Monday, September 27, 2010

Investing or Gambling?

I just returned from a weekend in Atlantic City where I was the guest of a fellow Rotarian, David. David would scoff at the notion that he is a “high roller,” but he does have Seven Star status at Harrah’s casino in AC and without knowing the details, you have to spend a lot of time gambling to get to seven stars. David earns boatloads of “comp points” for his gambling activities, and so he treated me and two other Rotarian friends to a weekend of fine dining, golf at Atlantic City CC, unlimited time in the “Seven Star Lounge,” limo rides, $1,000 suites…and…well…you get the idea. For someone like me who manages portfolio risk for a living, and who doesn’t like to gamble, the scene in AC was fascinating and worthy of comment.
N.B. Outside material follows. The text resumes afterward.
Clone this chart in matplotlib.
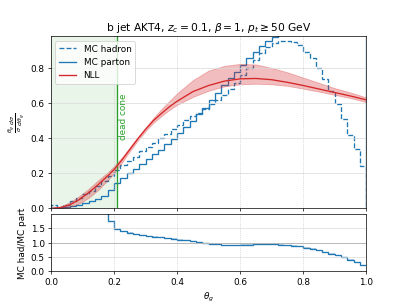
import numpy as np
import matplotlib
matplotlib.use("Agg")
import matplotlib.pyplot as plt
from matplotlib import gridspec

# binned MC distributions, 50 bins of width 0.02 on [0, 1]
bin_edges = np.linspace(0.0, 1.0, 51)
mc_hadron = [0.02, 0.01, 0.02, 0.04, 0.06, 0.08, 0.10, 0.125, 0.155, 0.185,
             0.216, 0.247, 0.27, 0.295, 0.324, 0.347, 0.375, 0.399, 0.423, 0.45,
             0.477, 0.502, 0.525, 0.546, 0.564, 0.595, 0.62, 0.645, 0.68, 0.715,
             0.758, 0.80, 0.845, 0.885, 0.92, 0.94, 0.955, 0.955, 0.945, 0.93,
             0.89, 0.855, 0.80, 0.737, 0.67, 0.594, 0.51, 0.42, 0.337, 0.24]
mc_parton = [0.002, 0.003, 0.006, 0.012, 0.02, 0.03, 0.042, 0.055, 0.07, 0.105,
             0.145, 0.175, 0.20, 0.225, 0.255, 0.28, 0.31, 0.335, 0.365, 0.395,
             0.43, 0.465, 0.50, 0.535, 0.57, 0.62, 0.66, 0.70, 0.74, 0.775,
             0.815, 0.855, 0.89, 0.925, 0.955, 0.975, 1.027, 1.038, 1.05, 1.069,
             1.072, 1.082, 1.081, 1.084, 1.081, 1.061, 1.04, 1.024, 1.053, 1.143]

# NLL prediction with its uncertainty band
nll_x = [0.0, 0.03, 0.06, 0.09, 0.12, 0.15, 0.18, 0.2, 0.225, 0.25, 0.275, 0.3,
         0.325, 0.35, 0.375, 0.4, 0.45, 0.5, 0.55, 0.6, 0.65, 0.7, 0.75, 0.8,
         0.85, 0.9, 0.95, 1.0]
nll_central = [0.0, 0.004, 0.02, 0.05, 0.09, 0.135, 0.185, 0.22, 0.275, 0.335,
               0.395, 0.45, 0.50, 0.54, 0.578, 0.61, 0.665, 0.70, 0.725, 0.738,
               0.74, 0.733, 0.718, 0.70, 0.68, 0.66, 0.64, 0.618]
nll_upper = [0.0, 0.01, 0.035, 0.07, 0.112, 0.16, 0.205, 0.24, 0.29, 0.347,
             0.405, 0.46, 0.515, 0.565, 0.61, 0.655, 0.73, 0.785, 0.812, 0.823,
             0.82, 0.80, 0.775, 0.745, 0.715, 0.685, 0.66, 0.632]
nll_lower = [0.0, 0.0, 0.008, 0.028, 0.06, 0.105, 0.16, 0.20, 0.26, 0.325,
             0.385, 0.44, 0.488, 0.525, 0.56, 0.59, 0.635, 0.67, 0.695, 0.707,
             0.71, 0.707, 0.698, 0.682, 0.665, 0.647, 0.628, 0.605]

theta_dead_cone = 0.209

mc_hadron = np.array(mc_hadron)
mc_parton = np.array(mc_parton)
ratio = mc_hadron / mc_parton

fig = plt.figure(figsize=(6.4, 4.8), dpi=63.6)
gs = gridspec.GridSpec(2, 1, height_ratios=[3, 1], hspace=0.05)
ax = fig.add_subplot(gs[0])
ax2 = fig.add_subplot(gs[1], sharex=ax)

ax.axvspan(0, theta_dead_cone, color="tab:green", alpha=0.1, lw=0)
ax.axvline(theta_dead_cone, color="tab:green")
ax.text(theta_dead_cone + 0.008, 0.655, "dead cone", color="tab:green",
        rotation=90, ha="left", va="top")

ax.stairs(mc_hadron, bin_edges, color="tab:blue", ls="--", lw=1.5, label="MC hadron")
ax.stairs(mc_parton, bin_edges, color="tab:blue", lw=1.5, label="MC parton")
ax.fill_between(nll_x, nll_lower, nll_upper, color="tab:red", alpha=0.3)
ax.plot(nll_x, nll_central, color="tab:red", lw=1.5, label="NLL")

ax.set_xlim(0, 1)
ax.set_ylim(0, 0.98)
ax.set_yticks([0.0, 0.2, 0.4, 0.6, 0.8])
ax.grid(axis="y", color="0.85")
ax.grid(axis="x", color="0.75", ls=":")
ax.tick_params(labelbottom=False)
ax.set_ylabel(r"$\frac{\theta_g}{\sigma}\frac{d\sigma}{d\theta_g}$")
ax.set_title(r"b jet AKT4, $z_c = 0.1$, $\beta = 1$, $p_t \geq 50$ GeV")
ax.legend(loc="upper left")

ax2.fill_between(bin_edges, np.append(ratio, ratio[-1]) - 0.03,
                 np.append(ratio, ratio[-1]) + 0.01, step="post",
                 color="tab:blue", alpha=0.3, lw=0)
ax2.stairs(ratio, bin_edges, color="tab:blue", lw=1.5, baseline=None)
ax2.set_ylim(0, 2)
ax2.set_yticks([0.0, 0.5, 1.0, 1.5])
ax2.grid(axis="y", color="0.85")
ax2.grid(axis="x", color="0.75", ls=":")
ax2.axhline(1.0, color="0.7", lw=1)
ax2.set_xlabel(r"$\theta_g$")
ax2.set_ylabel("MC had/MC part")

fig.savefig("out.png", dpi=63.6)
To begin with, every gambler there knows that the odds are stacked in favor of the “house.” I was, somewhat amazingly, treated to a lecture on the subject by a professional poker player I met in the Seven Star Lounge informing me that he plays poker because he doesn’t have to beat the house, just the other players at the table. I sat there and received a somewhat stern lecture on risk management from a 35 year-old guy who has made his living playing poker for the past six years! As an aside, this professional player dressed his young daughter up in a “hoodie” and sunglasses when her elementary school had a “dress like your dad at work” day. Our host, David, knows the odds favor the house, but he consistently makes money playing the slots in the casino. He won $9,000 last weekend, including $1,500 while the rest of us were watching the Ravens-Cleveland football game. David “knows” when the machines are about to start paying, or more accurately, he knows when they are likely to keep paying, a skill that is obviously quite useful at a casino. And while I may have been a skeptic before last weekend, I’m now the last person to tell him his system won’t work. He believes in his system and that’s good enough for me.

What about the investment game? Buy and hold investors argue that the odds also favor the house, with players having to pay transaction charges, taxes, and investment advisory fees. They say you should just buy a low cost index and hold for the long-term. In addition, I would add that high frequency trading and proprietary trading desks further stack the odds in favor of the house. Yet active managers, like Pinnacle, persist in playing the game. Why? I believe that in a secular bear market where cash yields are nil investors have little choice. You either develop rules to try and even the odds of winning through actively managing your portfolio or you will fail to meet your financial objectives. That’s why we believe that all investors make mistakes and the successful investors make fewer mistakes than the “house,” or in our case, the consensus. For us the “house” returns are our benchmark returns. If we can’t beat the house then we shouldn’t play. At the moment we have eight years of returns that say we can do it. Thanks for a great weekend, David. I’ll see you at the Flop Poker table!